A more modern definition (and in Newtonian theory, equivalent) is that force is the rate of change of momentum per unit time, but since momentum (like acceleration) has no "nice" name in SI units, I'm not sure explaining that 1 newton is a rate of change of (1 kilogram-meter-per-second) per second would help explain what a newton is.

Gravity isn't a physical quantity, but a phenomenon, so your sentence doesn't parse.

Actually, Newtonian predictions reduce to Kepler's in the limit of zero planetary mass. And the masses would of course still exist even if humans didn't invent units for them. So your point is unclear.

There is a local equivalence between describing falling in coordinates regarding the surface of the Earth as a stationary reference and bodies far from any large masses in accelerating coordinates where the notion of stationary is not compatible with Newton's first law.

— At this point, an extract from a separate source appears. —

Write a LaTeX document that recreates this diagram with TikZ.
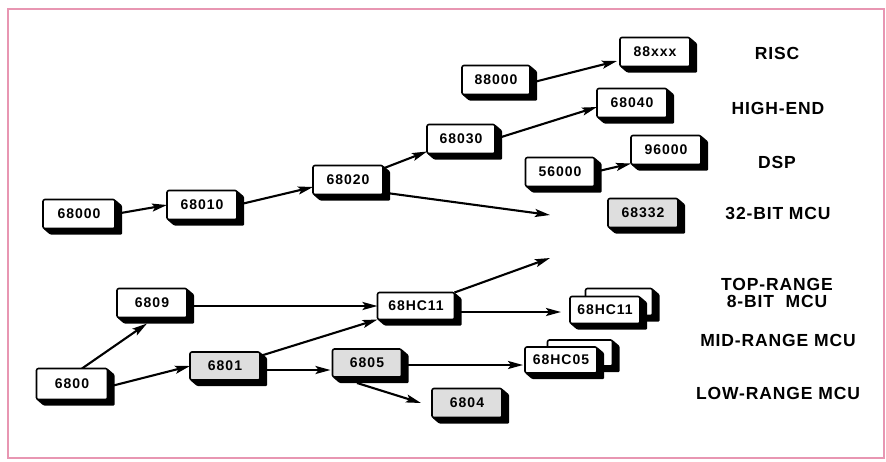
\documentclass[tikz,border=0pt]{standalone}
\usepackage{fontspec}
\newfontfamily\boxfont[LetterSpace=7]{Liberation Sans}
\newfontfamily\labfont[LetterSpace=5]{Liberation Sans}
\usetikzlibrary{arrows.meta}
\pgfdeclarelayer{bglayer}
\pgfdeclarelayer{arrowlayer}
\pgfdeclarelayer{backshadow}
\pgfdeclarelayer{backcard}
\pgfdeclarelayer{shadowlayer}
\pgfsetlayers{bglayer,arrowlayer,backshadow,backcard,shadowlayer,main}
\definecolor{framepink}{RGB}{232,150,178}
\definecolor{chipshade}{RGB}{222,222,222}
\tikzset{
  card/.style={draw, line width=1.6pt, rounded corners=2pt, fill=white,
    minimum width=70pt, minimum height=29pt, inner sep=0pt, outer sep=0pt,
    font={\boxfont\bfseries\fontsize{14}{16}\selectfont}},
  shaded/.style={fill=chipshade},
  arr/.style={line width=2.1pt, -{Stealth[length=15pt,width=8pt,inset=3pt]}},
  lab/.style={font={\labfont\bfseries\fontsize{17.5}{20}\selectfont}, align=center, inner sep=0pt},
}
\newcommand\chipcard[4][]{%
  \node[card,#1] (#2) at (#3) {#4};
  \begin{pgfonlayer}{shadowlayer}
    \fill[rounded corners=1pt] (#2.north east) -- ++(7,6) -- ([shift={(7,6)}]#2.south east)
      -- ([shift={(7,6)}]#2.south west) -- (#2.south west) -- cycle;
  \end{pgfonlayer}}
\newcommand\backchip[4]{%
  \begin{pgfonlayer}{backcard}
    \node[card, minimum width=#3, minimum height=#4] (#1) at (#2) {};
  \end{pgfonlayer}
  \begin{pgfonlayer}{backshadow}
    \fill[rounded corners=1pt] (#1.north east) -- ++(7,6) -- ([shift={(7,6)}]#1.south east)
      -- ([shift={(7,6)}]#1.south west) -- (#1.south west) -- cycle;
  \end{pgfonlayer}}
\begin{document}
\begin{tikzpicture}[x=1pt,y=-1pt]
\useasboundingbox (0,0) rectangle (886,461);
\begin{pgfonlayer}{bglayer}
\fill[white] (0,0) rectangle (886,461);
\draw[framepink, line width=1.3pt] (8,9) rectangle (884,458);
\end{pgfonlayer}

% 68k family
\chipcard[minimum width=72pt]{n68000}{79,214}{68000}
\chipcard{n68010}{202,205}{68010}
\chipcard{n68020}{348,180}{68020}
\chipcard[minimum width=68pt]{n68030}{461,139}{68030}
\chipcard[minimum width=68pt]{n88000}{496,80}{88000}
\chipcard{n88xxx}{655,52}{88xxx}
\chipcard{n68040}{632,103}{68040}
\chipcard{n96000}{666,150}{96000}
\chipcard[minimum width=69pt]{n56000}{560,172}{56000}
\chipcard[shaded]{n68332}{643,213}{68332}
\coordinate (e32) at (550,215);

% 8-bit family
\chipcard{n6809}{152,303}{6809}
\chipcard[minimum width=71pt, minimum height=31pt]{n6800}{72,384}{6800}
\chipcard[shaded, minimum height=28pt]{n6801}{225,366}{6801}
\chipcard[minimum width=77pt, minimum height=27pt]{n68HC11}{416,306}{68HC11}
\chipcard[shaded, minimum width=69pt, minimum height=28pt]{n6805}{367,363}{6805}
\chipcard[shaded]{n6804}{467,403}{6804}
\coordinate (e8) at (550,258);

% stacked chips
\backchip{bHC11}{619,302}{67pt}{27pt}
\chipcard[minimum height=27pt]{s68HC11}{605,310}{68HC11}
\backchip{bHC05}{580,353}{65pt}{26pt}
\chipcard[minimum width=72pt, minimum height=26pt]{s68HC05}{561,360}{68HC05}

% labels
\node[lab] (lrisc) at (777,53) {RISC};
\node[lab] (lhigh) at (778,108) {HIGH-END};
\node[lab] (ldsp) at (777,162) {DSP};
\node[lab] (l32) at (778,213) {32-BIT MCU};
\node[lab] (ltop) at (777,293) {TOP-RANGE\\[-3pt]8-BIT\ \ MCU};
\node[lab] (lmid) at (778,340) {MID-RANGE MCU};
\node[lab] (llow) at (778,393) {LOW-RANGE MCU};

% connectors
\begin{pgfonlayer}{arrowlayer}
\draw[arr] (n68000.east) -- (n68010.west);
\draw[arr] (n68010.east) -- ([shift={(0,7)}]n68020.west);
\draw[arr] ([shift={(0,3)}]n68020.north east) -- ([shift={(0,-2)}]n68030.south west);
\draw[arr] ([shift={(0,-2)}]n68020.south east) -- (e32);
\draw[arr] (n68030.east) -- ([shift={(0,4)}]n68040.west);
\draw[arr] ([shift={(0,3)}]n88000.east) -- ([shift={(-3,9)}]n88xxx.west);
\draw[arr] (n56000.east) -- ([shift={(0,-1)}]n96000.south west);
\draw[arr] ([shift={(10,0)}]n6800.north) -- ([shift={(-5,6)}]n6809.south);
\draw[arr] ([shift={(0,3)}]n6800.east) -- (n6801.west);
\draw[arr] ([shift={(0,3)}]n6809.east) -- (n68HC11.west);
\draw[arr] ([shift={(0,4)}]n6801.north east) -- (n68HC11.south west);
\draw[arr] ([shift={(0,4)}]n6801.east) -- ([shift={(-2,7)}]n6805.west);
\draw[arr] ([shift={(-10,6)}]n6805.south) -- ([shift={(-11,0)}]n6804.west);
\draw[arr] ([shift={(0,2)}]n6805.east) -- ([shift={(-2,5)}]s68HC05.west);
\draw[arr] ([shift={(0,6)}]n68HC11.east) -- ([shift={(-9,2)}]s68HC11.west);
\draw[arr] (n68HC11.north east) -- (e8);
\end{pgfonlayer}
\end{tikzpicture}
\end{document}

True if you mean units of gravitational acceleration. But gravity is a class of phenomena which covers more than just the surface acceleration of gravity in various places. In places with no preferred surfaces, such as a globular cluster, you would be cut off from any standard of rest such as the one afforded by the Earth's approximate spherical symmetry and would not have a good reference for zero acceleration.

 

Ok, so I get that Kepler's laws apply to planetary motions, but also to say, grains of dust orbiting the sun. So you could replace a planet with a grain of dust and it would obey the same Keplerian laws of motion (?)
As long as the grain was large enough to 'experience' the sun's gravity, but how large is that? ( a question Roger Penrose, I recall, wasn't too sure about).

And, gravitational acceleration, as 'experienced' by some grain of dust large enough and in the sun's locality, is not gravity but a specific physical effect.